The theory of the plaintiff was that the defendant was negligent in permitting a large amount of refuse from lumber to accumulate under a tramway that ran the entire length of the lumber shed and that this was set fire by the tractor of defendant while traversing the tramway. Defendant contends that this could not be because the last trip the tractor made over the tramway was at 4 P. M. while the fire was not discovered till 9 P. M., five hours later. It is further contended by the plaintiff that the fire was smouldering and burning slowly all this time, and that it did not break into flame till the time last stated.

The evidence is not conclusive in that there were no eye-witnesses to the starting of the fire, but it was not necessary that there be such. The test of the sufficiency of the evidence in such cases seems to be that if the circumstances proven are inconsistent with any theory than that defendant or its negligence was responsible for the fire and there is an absence of evidence tending to point to any other agency causing it, then the jury may be warranted in finding for the plaintiff. Payne v. McKinnon, 81 Fla. 583, 88 So. 495; St. Johns H. R. So. v. Ransom, 33 Fla. 406, 14 So. 892, Elkton Auto Sales Corporation v. Maryland, *Page 542 53 Fed. (2), 8; Reed v.

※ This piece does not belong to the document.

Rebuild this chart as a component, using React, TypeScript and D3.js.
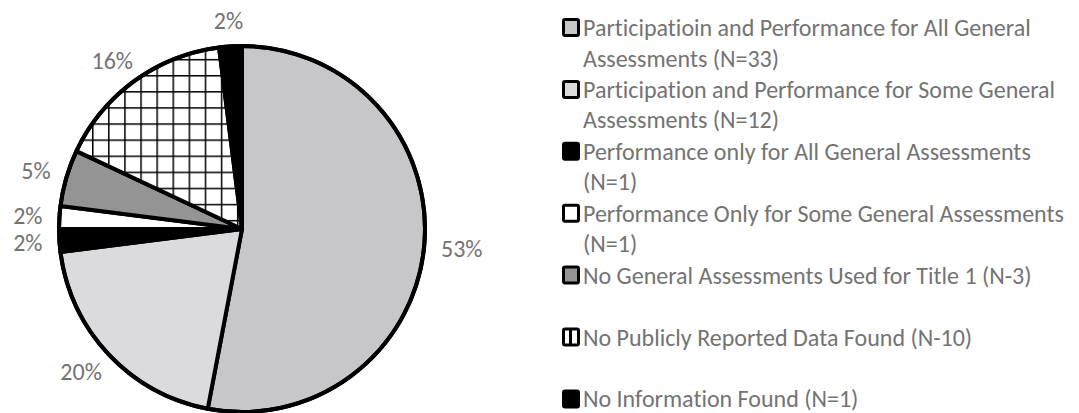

American Insurance Co., 128 Fla. 549,175 So. 224.

In addition to the circumstances here related, it is proven that the mill and lumber yard were surrounded by an inclosure, that the lumber shed was under lock and key, that a night watchman was on duty and that smoke from the refuse was smelled several times between 4 P. M. and 9 P. M., when the fire broke out.

We think therefore that the facts proven warranted the verdict and judgment which is hereby affirmed.

Affirmed.

TERRELL, C. J., and BUFORD and THOMAS, J. J., concur.

BROWN, J., concurs in opinion and judgment.

Justices WHITFIELD and CHAPMAN not participating as authorized by Section 4087, Compiled General Laws of 1937, and Rule 21-A of the Rules of this Court.